Dataset section
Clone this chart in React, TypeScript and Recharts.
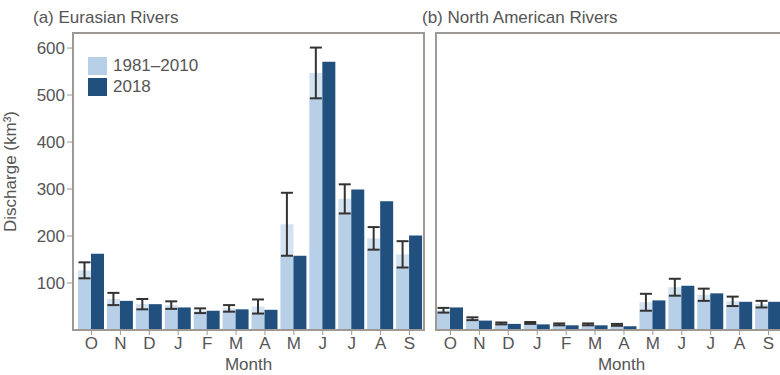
import { BarChart, Bar, XAxis, YAxis, ErrorBar, usePlotArea } from "recharts";

// month order of the water year, Oct -> Sep
const months = ["O", "N", "D", "J", "F", "M", "A", "M", "J", "J", "A", "S"];

// (a) Eurasian rivers, km³
const eurasiaMean = [127, 66, 55, 53, 41, 46, 50, 225, 547, 279, 195, 161];
const eurasiaStd = [17, 13, 11, 8, 5, 7, 15, 67, 54, 31, 24, 28];
const eurasia2018 = [162, 62, 55, 48, 41, 44, 43, 158, 571, 299, 274, 201];

// (b) North American rivers, km³
const namMean = [42, 24, 14, 15, 12, 12, 11, 59, 91, 75, 61, 55];
const namStd = [5, 3, 2, 2, 2, 2, 2, 18, 18, 13, 10, 7];
const nam2018 = [48, 20, 13, 12, 10, 10, 8, 63, 94, 78, 60, 60];

const yTicks = [100, 200, 300, 400, 500, 600];
const seriesNames = ["1981–2010", "2018"];

const LIGHT = "#b7d0e8";
const PALE = "#d4e3f1";
const DARK = "#21507f";
const FRAME = "#9e9995";
const TEXT = "#555";
const FONT = "'Liberation Sans', Arial, sans-serif";
const Y_MAX = 632;

function buildRows(mean: number[], std: number[], recent: number[]) {
  return months.map((m, i) => ({
    month: m,
    base: mean[i] - std[i],
    spread: std[i],
    err: std[i],
    recent: recent[i],
  }));
}

const eurasiaRows = buildRows(eurasiaMean, eurasiaStd, eurasia2018);
const namRows = buildRows(namMean, namStd, nam2018);

function Frame() {
  const area = usePlotArea();
  if (!area) return null;
  return (
    <rect
      x={area.x}
      y={area.y}
      width={area.width}
      height={area.height}
      fill="none"
      stroke={FRAME}
      strokeWidth={2}
    />
  );
}

function LegendBox() {
  const colors = [LIGHT, DARK];
  return (
    <div style={{ position: "absolute", left: 88, top: 55, fontSize: 17, color: TEXT }}>
      {seriesNames.map((name, i) => (
        <div key={name} style={{ display: "flex", alignItems: "center", height: 21 }}>
          <span style={{ width: 19, height: 18, background: colors[i], marginRight: 6 }} />
          <span>{name}</span>
        </div>
      ))}
    </div>
  );
}

const tickStyle = { fill: TEXT, fontSize: 17, fontFamily: FONT };

function Panel({
  rows,
  width,
  margin,
  showY,
  padLeft,
  labelDx,
}: {
  rows: ReturnType<typeof buildRows>;
  width: number;
  margin: { top: number; right: number; left: number; bottom: number };
  showY: boolean;
  padLeft: number;
  labelDx: number;
}) {
  return (
    <BarChart
      width={width}
      height={375}
      data={rows}
      margin={margin}
      barCategoryGap={1}
      barGap={0}
    >
      <XAxis
        dataKey="month"
        height={45}
        interval={0}
        padding={{ left: padLeft, right: 0 }}
        axisLine={{ stroke: FRAME, strokeWidth: 2 }}
        tickLine={{ stroke: FRAME }}
        tickSize={5}
        tickMargin={2}
        tick={tickStyle}
        label={{
          value: "Month",
          position: "insideBottom",
          offset: 5,
          dx: labelDx,
          style: { fill: TEXT, fontSize: 17, fontFamily: FONT },
        }}
      />
      <YAxis
        domain={[0, Y_MAX]}
        ticks={yTicks}
        hide={!showY}
        width={73}
        axisLine={false}
        tickLine={{ stroke: FRAME }}
        tickSize={6}
        tick={tickStyle}
        label={{
          value: "Discharge (km³)",
          angle: -90,
          position: "insideLeft",
          offset: 10,
          dy: -10,
          style: { fill: TEXT, fontSize: 17, fontFamily: FONT, textAnchor: "middle" },
        }}
      />
      <Bar dataKey="base" stackId="clim" fill={LIGHT} isAnimationActive={false} />
      <Bar dataKey="spread" stackId="clim" fill={PALE} isAnimationActive={false}>
        <ErrorBar dataKey="err" width={6} stroke="#333" strokeWidth={2} isAnimationActive={false} />
      </Bar>
      <Bar dataKey="recent" fill={DARK} isAnimationActive={false} />
      <Frame />
    </BarChart>
  );
}

export default function App() {
  return (
    <div
      style={{
        position: "absolute",
        left: 0,
        top: 0,
        width: 780,
        height: 375,
        overflow: "hidden",
        background: "#fff",
        fontFamily: FONT,
      }}
    >
      <div style={{ position: "absolute", left: 0, top: 0 }}>
        <Panel
          rows={eurasiaRows}
          width={426}
          margin={{ top: 33, right: 2, left: 0, bottom: 0 }}
          showY
          padLeft={4}
          labelDx={0}
        />
      </div>
      <div style={{ position: "absolute", left: 430, top: 0 }}>
        <Panel
          rows={namRows}
          width={356}
          margin={{ top: 33, right: 3, left: 6, bottom: 0 }}
          showY={false}
          padLeft={0}
          labelDx={12}
        />
      </div>
      <LegendBox />
      <div style={{ position: "absolute", left: 33, top: 8, fontSize: 17, lineHeight: "20px", color: TEXT }}>
        (a) Eurasian Rivers
      </div>
      <div style={{ position: "absolute", left: 422, top: 8, fontSize: 17, lineHeight: "20px", color: TEXT }}>
        (b) North American Rivers
      </div>
    </div>
  );
}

Problem to work on
Restate the whole listing above exactly, please, omitting every image.

Written solution
Clone this chart in React, TypeScript and Recharts.
import { BarChart, Bar, XAxis, YAxis, ErrorBar, usePlotArea } from "recharts";

// month order of the water year, Oct -> Sep
const months = ["O", "N", "D", "J", "F", "M", "A", "M", "J", "J", "A", "S"];

// (a) Eurasian rivers, km³
const eurasiaMean = [127, 66, 55, 53, 41, 46, 50, 225, 547, 279, 195, 161];
const eurasiaStd = [17, 13, 11, 8, 5, 7, 15, 67, 54, 31, 24, 28];
const eurasia2018 = [162, 62, 55, 48, 41, 44, 43, 158, 571, 299, 274, 201];

// (b) North American rivers, km³
const namMean = [42, 24, 14, 15, 12, 12, 11, 59, 91, 75, 61, 55];
const namStd = [5, 3, 2, 2, 2, 2, 2, 18, 18, 13, 10, 7];
const nam2018 = [48, 20, 13, 12, 10, 10, 8, 63, 94, 78, 60, 60];

const yTicks = [100, 200, 300, 400, 500, 600];
const seriesNames = ["1981–2010", "2018"];

const LIGHT = "#b7d0e8";
const PALE = "#d4e3f1";
const DARK = "#21507f";
const FRAME = "#9e9995";
const TEXT = "#555";
const FONT = "'Liberation Sans', Arial, sans-serif";
const Y_MAX = 632;

function buildRows(mean: number[], std: number[], recent: number[]) {
  return months.map((m, i) => ({
    month: m,
    base: mean[i] - std[i],
    spread: std[i],
    err: std[i],
    recent: recent[i],
  }));
}

const eurasiaRows = buildRows(eurasiaMean, eurasiaStd, eurasia2018);
const namRows = buildRows(namMean, namStd, nam2018);

function Frame() {
  const area = usePlotArea();
  if (!area) return null;
  return (
    <rect
      x={area.x}
      y={area.y}
      width={area.width}
      height={area.height}
      fill="none"
      stroke={FRAME}
      strokeWidth={2}
    />
  );
}

function LegendBox() {
  const colors = [LIGHT, DARK];
  return (
    <div style={{ position: "absolute", left: 88, top: 55, fontSize: 17, color: TEXT }}>
      {seriesNames.map((name, i) => (
        <div key={name} style={{ display: "flex", alignItems: "center", height: 21 }}>
          <span style={{ width: 19, height: 18, background: colors[i], marginRight: 6 }} />
          <span>{name}</span>
        </div>
      ))}
    </div>
  );
}

const tickStyle = { fill: TEXT, fontSize: 17, fontFamily: FONT };

function Panel({
  rows,
  width,
  margin,
  showY,
  padLeft,
  labelDx,
}: {
  rows: ReturnType<typeof buildRows>;
  width: number;
  margin: { top: number; right: number; left: number; bottom: number };
  showY: boolean;
  padLeft: number;
  labelDx: number;
}) {
  return (
    <BarChart
      width={width}
      height={375}
      data={rows}
      margin={margin}
      barCategoryGap={1}
      barGap={0}
    >
      <XAxis
        dataKey="month"
        height={45}
        interval={0}
        padding={{ left: padLeft, right: 0 }}
        axisLine={{ stroke: FRAME, strokeWidth: 2 }}
        tickLine={{ stroke: FRAME }}
        tickSize={5}
        tickMargin={2}
        tick={tickStyle}
        label={{
          value: "Month",
          position: "insideBottom",
          offset: 5,
          dx: labelDx,
          style: { fill: TEXT, fontSize: 17, fontFamily: FONT },
        }}
      />
      <YAxis
        domain={[0, Y_MAX]}
        ticks={yTicks}
        hide={!showY}
        width={73}
        axisLine={false}
        tickLine={{ stroke: FRAME }}
        tickSize={6}
        tick={tickStyle}
        label={{
          value: "Discharge (km³)",
          angle: -90,
          position: "insideLeft",
          offset: 10,
          dy: -10,
          style: { fill: TEXT, fontSize: 17, fontFamily: FONT, textAnchor: "middle" },
        }}
      />
      <Bar dataKey="base" stackId="clim" fill={LIGHT} isAnimationActive={false} />
      <Bar dataKey="spread" stackId="clim" fill={PALE} isAnimationActive={false}>
        <ErrorBar dataKey="err" width={6} stroke="#333" strokeWidth={2} isAnimationActive={false} />
      </Bar>
      <Bar dataKey="recent" fill={DARK} isAnimationActive={false} />
      <Frame />
    </BarChart>
  );
}

export default function App() {
  return (
    <div
      style={{
        position: "absolute",
        left: 0,
        top: 0,
        width: 780,
        height: 375,
        overflow: "hidden",
        background: "#fff",
        fontFamily: FONT,
      }}
    >
      <div style={{ position: "absolute", left: 0, top: 0 }}>
        <Panel
          rows={eurasiaRows}
          width={426}
          margin={{ top: 33, right: 2, left: 0, bottom: 0 }}
          showY
          padLeft={4}
          labelDx={0}
        />
      </div>
      <div style={{ position: "absolute", left: 430, top: 0 }}>
        <Panel
          rows={namRows}
          width={356}
          margin={{ top: 33, right: 3, left: 6, bottom: 0 }}
          showY={false}
          padLeft={0}
          labelDx={12}
        />
      </div>
      <LegendBox />
      <div style={{ position: "absolute", left: 33, top: 8, fontSize: 17, lineHeight: "20px", color: TEXT }}>
        (a) Eurasian Rivers
      </div>
      <div style={{ position: "absolute", left: 422, top: 8, fontSize: 17, lineHeight: "20px", color: TEXT }}>
        (b) North American Rivers
      </div>
    </div>
  );
}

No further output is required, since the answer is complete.